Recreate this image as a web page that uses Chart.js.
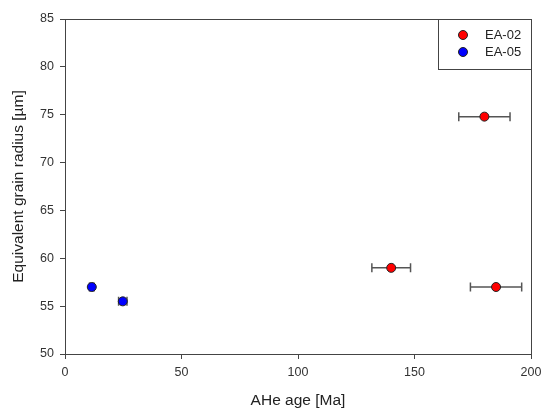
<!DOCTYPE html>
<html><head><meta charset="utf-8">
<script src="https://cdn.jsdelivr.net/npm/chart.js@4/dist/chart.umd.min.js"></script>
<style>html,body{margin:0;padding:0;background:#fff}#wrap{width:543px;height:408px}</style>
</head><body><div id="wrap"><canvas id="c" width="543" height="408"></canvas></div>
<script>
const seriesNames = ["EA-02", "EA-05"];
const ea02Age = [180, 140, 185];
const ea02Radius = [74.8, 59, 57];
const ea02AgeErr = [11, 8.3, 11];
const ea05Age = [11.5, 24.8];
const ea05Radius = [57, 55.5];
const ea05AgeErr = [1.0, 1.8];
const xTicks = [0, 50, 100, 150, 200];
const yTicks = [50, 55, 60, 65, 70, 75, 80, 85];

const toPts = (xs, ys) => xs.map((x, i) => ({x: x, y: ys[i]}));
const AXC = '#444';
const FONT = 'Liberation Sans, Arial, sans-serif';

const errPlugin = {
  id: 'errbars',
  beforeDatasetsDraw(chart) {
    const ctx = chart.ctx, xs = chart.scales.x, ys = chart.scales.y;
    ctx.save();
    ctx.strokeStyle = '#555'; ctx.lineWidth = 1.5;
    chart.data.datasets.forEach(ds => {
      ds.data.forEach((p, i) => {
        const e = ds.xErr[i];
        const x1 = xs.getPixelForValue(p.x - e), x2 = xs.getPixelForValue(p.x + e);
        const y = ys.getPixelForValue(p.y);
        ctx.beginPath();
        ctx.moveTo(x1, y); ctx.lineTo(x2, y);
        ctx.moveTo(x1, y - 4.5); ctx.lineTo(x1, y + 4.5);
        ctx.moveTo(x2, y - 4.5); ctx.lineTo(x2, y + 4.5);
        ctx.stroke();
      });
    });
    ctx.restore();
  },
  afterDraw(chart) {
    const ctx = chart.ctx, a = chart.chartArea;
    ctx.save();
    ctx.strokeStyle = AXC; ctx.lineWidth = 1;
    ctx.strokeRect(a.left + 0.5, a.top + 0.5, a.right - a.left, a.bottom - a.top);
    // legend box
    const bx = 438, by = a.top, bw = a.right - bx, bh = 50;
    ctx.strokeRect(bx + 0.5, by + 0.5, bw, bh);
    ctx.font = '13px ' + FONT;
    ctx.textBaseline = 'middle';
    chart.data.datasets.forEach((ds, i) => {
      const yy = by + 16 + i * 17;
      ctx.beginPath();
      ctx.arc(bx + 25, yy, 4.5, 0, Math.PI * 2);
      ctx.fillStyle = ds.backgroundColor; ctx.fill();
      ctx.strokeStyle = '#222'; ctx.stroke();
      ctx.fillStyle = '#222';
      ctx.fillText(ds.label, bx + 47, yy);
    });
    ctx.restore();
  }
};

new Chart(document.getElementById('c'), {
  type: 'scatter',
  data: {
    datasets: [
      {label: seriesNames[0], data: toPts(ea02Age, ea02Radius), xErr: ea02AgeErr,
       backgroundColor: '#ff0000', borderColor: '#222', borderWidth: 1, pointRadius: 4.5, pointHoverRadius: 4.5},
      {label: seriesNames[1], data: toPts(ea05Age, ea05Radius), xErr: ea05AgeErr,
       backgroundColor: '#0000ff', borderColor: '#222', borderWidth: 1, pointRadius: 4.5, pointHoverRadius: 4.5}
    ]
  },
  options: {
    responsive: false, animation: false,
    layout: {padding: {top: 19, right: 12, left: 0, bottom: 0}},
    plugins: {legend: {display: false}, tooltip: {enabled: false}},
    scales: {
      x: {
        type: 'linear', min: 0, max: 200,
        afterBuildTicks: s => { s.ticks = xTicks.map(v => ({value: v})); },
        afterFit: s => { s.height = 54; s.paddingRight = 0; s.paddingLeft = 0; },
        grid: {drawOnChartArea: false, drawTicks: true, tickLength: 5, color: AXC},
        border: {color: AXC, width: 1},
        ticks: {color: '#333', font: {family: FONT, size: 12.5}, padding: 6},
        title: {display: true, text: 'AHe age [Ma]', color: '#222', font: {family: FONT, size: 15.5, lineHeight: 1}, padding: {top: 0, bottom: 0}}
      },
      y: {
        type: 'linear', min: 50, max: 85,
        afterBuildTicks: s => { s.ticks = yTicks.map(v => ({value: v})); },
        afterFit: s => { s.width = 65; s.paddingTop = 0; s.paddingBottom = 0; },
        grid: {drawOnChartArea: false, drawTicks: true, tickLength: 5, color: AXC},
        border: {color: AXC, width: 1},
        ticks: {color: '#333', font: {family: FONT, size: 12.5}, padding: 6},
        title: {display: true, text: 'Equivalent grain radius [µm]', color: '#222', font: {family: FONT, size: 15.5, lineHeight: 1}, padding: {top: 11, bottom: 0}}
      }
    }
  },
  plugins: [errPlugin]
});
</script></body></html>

— Short problem —
Output an exact copy of the material, with the pictures removed.

— Result of the task —
Recreate this image as a web page that uses Chart.js.
<!DOCTYPE html>
<html><head><meta charset="utf-8">
<script src="https://cdn.jsdelivr.net/npm/chart.js@4/dist/chart.umd.min.js"></script>
<style>html,body{margin:0;padding:0;background:#fff}#wrap{width:543px;height:408px}</style>
</head><body><div id="wrap"><canvas id="c" width="543" height="408"></canvas></div>
<script>
const seriesNames = ["EA-02", "EA-05"];
const ea02Age = [180, 140, 185];
const ea02Radius = [74.8, 59, 57];
const ea02AgeErr = [11, 8.3, 11];
const ea05Age = [11.5, 24.8];
const ea05Radius = [57, 55.5];
const ea05AgeErr = [1.0, 1.8];
const xTicks = [0, 50, 100, 150, 200];
const yTicks = [50, 55, 60, 65, 70, 75, 80, 85];

const toPts = (xs, ys) => xs.map((x, i) => ({x: x, y: ys[i]}));
const AXC = '#444';
const FONT = 'Liberation Sans, Arial, sans-serif';

const errPlugin = {
  id: 'errbars',
  beforeDatasetsDraw(chart) {
    const ctx = chart.ctx, xs = chart.scales.x, ys = chart.scales.y;
    ctx.save();
    ctx.strokeStyle = '#555'; ctx.lineWidth = 1.5;
    chart.data.datasets.forEach(ds => {
      ds.data.forEach((p, i) => {
        const e = ds.xErr[i];
        const x1 = xs.getPixelForValue(p.x - e), x2 = xs.getPixelForValue(p.x + e);
        const y = ys.getPixelForValue(p.y);
        ctx.beginPath();
        ctx.moveTo(x1, y); ctx.lineTo(x2, y);
        ctx.moveTo(x1, y - 4.5); ctx.lineTo(x1, y + 4.5);
        ctx.moveTo(x2, y - 4.5); ctx.lineTo(x2, y + 4.5);
        ctx.stroke();
      });
    });
    ctx.restore();
  },
  afterDraw(chart) {
    const ctx = chart.ctx, a = chart.chartArea;
    ctx.save();
    ctx.strokeStyle = AXC; ctx.lineWidth = 1;
    ctx.strokeRect(a.left + 0.5, a.top + 0.5, a.right - a.left, a.bottom - a.top);
    // legend box
    const bx = 438, by = a.top, bw = a.right - bx, bh = 50;
    ctx.strokeRect(bx + 0.5, by + 0.5, bw, bh);
    ctx.font = '13px ' + FONT;
    ctx.textBaseline = 'middle';
    chart.data.datasets.forEach((ds, i) => {
      const yy = by + 16 + i * 17;
      ctx.beginPath();
      ctx.arc(bx + 25, yy, 4.5, 0, Math.PI * 2);
      ctx.fillStyle = ds.backgroundColor; ctx.fill();
      ctx.strokeStyle = '#222'; ctx.stroke();
      ctx.fillStyle = '#222';
      ctx.fillText(ds.label, bx + 47, yy);
    });
    ctx.restore();
  }
};

new Chart(document.getElementById('c'), {
  type: 'scatter',
  data: {
    datasets: [
      {label: seriesNames[0], data: toPts(ea02Age, ea02Radius), xErr: ea02AgeErr,
       backgroundColor: '#ff0000', borderColor: '#222', borderWidth: 1, pointRadius: 4.5, pointHoverRadius: 4.5},
      {label: seriesNames[1], data: toPts(ea05Age, ea05Radius), xErr: ea05AgeErr,
       backgroundColor: '#0000ff', borderColor: '#222', borderWidth: 1, pointRadius: 4.5, pointHoverRadius: 4.5}
    ]
  },
  options: {
    responsive: false, animation: false,
    layout: {padding: {top: 19, right: 12, left: 0, bottom: 0}},
    plugins: {legend: {display: false}, tooltip: {enabled: false}},
    scales: {
      x: {
        type: 'linear', min: 0, max: 200,
        afterBuildTicks: s => { s.ticks = xTicks.map(v => ({value: v})); },
        afterFit: s => { s.height = 54; s.paddingRight = 0; s.paddingLeft = 0; },
        grid: {drawOnChartArea: false, drawTicks: true, tickLength: 5, color: AXC},
        border: {color: AXC, width: 1},
        ticks: {color: '#333', font: {family: FONT, size: 12.5}, padding: 6},
        title: {display: true, text: 'AHe age [Ma]', color: '#222', font: {family: FONT, size: 15.5, lineHeight: 1}, padding: {top: 0, bottom: 0}}
      },
      y: {
        type: 'linear', min: 50, max: 85,
        afterBuildTicks: s => { s.ticks = yTicks.map(v => ({value: v})); },
        afterFit: s => { s.width = 65; s.paddingTop = 0; s.paddingBottom = 0; },
        grid: {drawOnChartArea: false, drawTicks: true, tickLength: 5, color: AXC},
        border: {color: AXC, width: 1},
        ticks: {color: '#333', font: {family: FONT, size: 12.5}, padding: 6},
        title: {display: true, text: 'Equivalent grain radius [µm]', color: '#222', font: {family: FONT, size: 15.5, lineHeight: 1}, padding: {top: 11, bottom: 0}}
      }
    }
  },
  plugins: [errPlugin]
});
</script></body></html>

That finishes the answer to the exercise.